Omit all pictures. Copy the rest of the material exactly.

■ **Source data**
________________________________________

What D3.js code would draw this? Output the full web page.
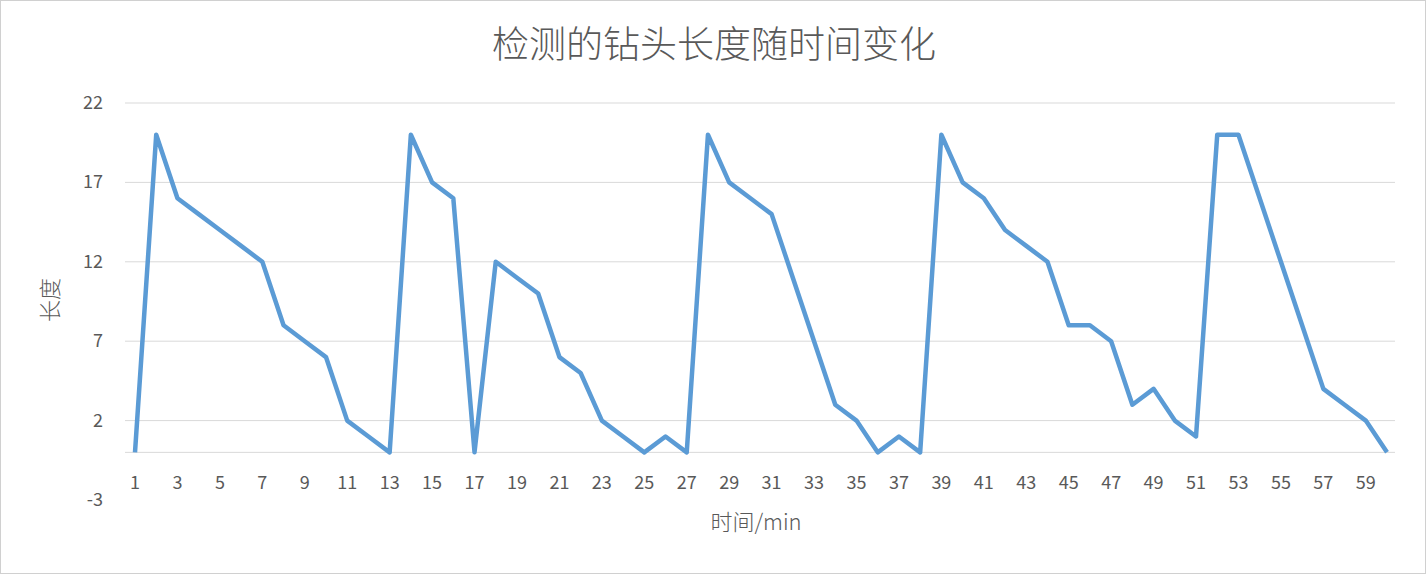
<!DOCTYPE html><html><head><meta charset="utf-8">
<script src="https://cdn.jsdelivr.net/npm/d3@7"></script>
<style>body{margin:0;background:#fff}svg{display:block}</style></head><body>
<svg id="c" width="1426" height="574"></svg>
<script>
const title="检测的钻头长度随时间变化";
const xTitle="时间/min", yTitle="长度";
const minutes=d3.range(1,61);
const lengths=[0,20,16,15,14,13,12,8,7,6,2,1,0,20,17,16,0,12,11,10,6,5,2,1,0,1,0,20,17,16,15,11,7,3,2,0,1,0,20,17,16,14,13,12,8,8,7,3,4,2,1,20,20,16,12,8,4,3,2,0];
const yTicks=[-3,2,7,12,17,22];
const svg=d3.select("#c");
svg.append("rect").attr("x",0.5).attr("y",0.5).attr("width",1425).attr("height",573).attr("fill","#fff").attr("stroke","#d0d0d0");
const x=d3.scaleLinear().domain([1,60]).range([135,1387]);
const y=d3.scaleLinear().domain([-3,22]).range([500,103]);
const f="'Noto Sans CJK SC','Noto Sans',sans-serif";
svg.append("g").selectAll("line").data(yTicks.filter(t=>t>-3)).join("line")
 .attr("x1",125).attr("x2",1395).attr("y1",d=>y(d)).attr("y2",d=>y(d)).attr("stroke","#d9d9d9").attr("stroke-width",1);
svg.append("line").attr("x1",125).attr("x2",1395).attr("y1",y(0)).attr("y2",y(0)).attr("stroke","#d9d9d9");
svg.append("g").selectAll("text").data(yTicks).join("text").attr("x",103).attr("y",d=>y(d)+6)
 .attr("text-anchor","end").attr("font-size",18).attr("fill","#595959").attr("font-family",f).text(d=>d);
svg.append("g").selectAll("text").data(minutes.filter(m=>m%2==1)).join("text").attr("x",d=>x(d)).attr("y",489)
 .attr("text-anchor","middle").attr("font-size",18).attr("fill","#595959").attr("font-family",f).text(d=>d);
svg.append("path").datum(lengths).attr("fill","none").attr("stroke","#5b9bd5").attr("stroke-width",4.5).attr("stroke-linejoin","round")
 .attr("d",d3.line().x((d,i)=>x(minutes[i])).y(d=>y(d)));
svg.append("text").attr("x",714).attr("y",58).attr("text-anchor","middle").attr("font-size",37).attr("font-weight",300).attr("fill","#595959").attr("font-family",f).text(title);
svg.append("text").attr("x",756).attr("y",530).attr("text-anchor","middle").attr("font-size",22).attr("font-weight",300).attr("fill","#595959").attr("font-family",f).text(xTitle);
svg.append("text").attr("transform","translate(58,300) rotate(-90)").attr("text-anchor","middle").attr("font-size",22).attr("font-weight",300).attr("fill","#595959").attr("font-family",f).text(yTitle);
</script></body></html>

________________________________________

■ **Answer to the problem**
What D3.js code would draw this? Output the full web page.
<!DOCTYPE html><html><head><meta charset="utf-8">
<script src="https://cdn.jsdelivr.net/npm/d3@7"></script>
<style>body{margin:0;background:#fff}svg{display:block}</style></head><body>
<svg id="c" width="1426" height="574"></svg>
<script>
const title="检测的钻头长度随时间变化";
const xTitle="时间/min", yTitle="长度";
const minutes=d3.range(1,61);
const lengths=[0,20,16,15,14,13,12,8,7,6,2,1,0,20,17,16,0,12,11,10,6,5,2,1,0,1,0,20,17,16,15,11,7,3,2,0,1,0,20,17,16,14,13,12,8,8,7,3,4,2,1,20,20,16,12,8,4,3,2,0];
const yTicks=[-3,2,7,12,17,22];
const svg=d3.select("#c");
svg.append("rect").attr("x",0.5).attr("y",0.5).attr("width",1425).attr("height",573).attr("fill","#fff").attr("stroke","#d0d0d0");
const x=d3.scaleLinear().domain([1,60]).range([135,1387]);
const y=d3.scaleLinear().domain([-3,22]).range([500,103]);
const f="'Noto Sans CJK SC','Noto Sans',sans-serif";
svg.append("g").selectAll("line").data(yTicks.filter(t=>t>-3)).join("line")
 .attr("x1",125).attr("x2",1395).attr("y1",d=>y(d)).attr("y2",d=>y(d)).attr("stroke","#d9d9d9").attr("stroke-width",1);
svg.append("line").attr("x1",125).attr("x2",1395).attr("y1",y(0)).attr("y2",y(0)).attr("stroke","#d9d9d9");
svg.append("g").selectAll("text").data(yTicks).join("text").attr("x",103).attr("y",d=>y(d)+6)
 .attr("text-anchor","end").attr("font-size",18).attr("fill","#595959").attr("font-family",f).text(d=>d);
svg.append("g").selectAll("text").data(minutes.filter(m=>m%2==1)).join("text").attr("x",d=>x(d)).attr("y",489)
 .attr("text-anchor","middle").attr("font-size",18).attr("fill","#595959").attr("font-family",f).text(d=>d);
svg.append("path").datum(lengths).attr("fill","none").attr("stroke","#5b9bd5").attr("stroke-width",4.5).attr("stroke-linejoin","round")
 .attr("d",d3.line().x((d,i)=>x(minutes[i])).y(d=>y(d)));
svg.append("text").attr("x",714).attr("y",58).attr("text-anchor","middle").attr("font-size",37).attr("font-weight",300).attr("fill","#595959").attr("font-family",f).text(title);
svg.append("text").attr("x",756).attr("y",530).attr("text-anchor","middle").attr("font-size",22).attr("font-weight",300).attr("fill","#595959").attr("font-family",f).text(xTitle);
svg.append("text").attr("transform","translate(58,300) rotate(-90)").attr("text-anchor","middle").attr("font-size",22).attr("font-weight",300).attr("fill","#595959").attr("font-family",f).text(yTitle);
</script></body></html>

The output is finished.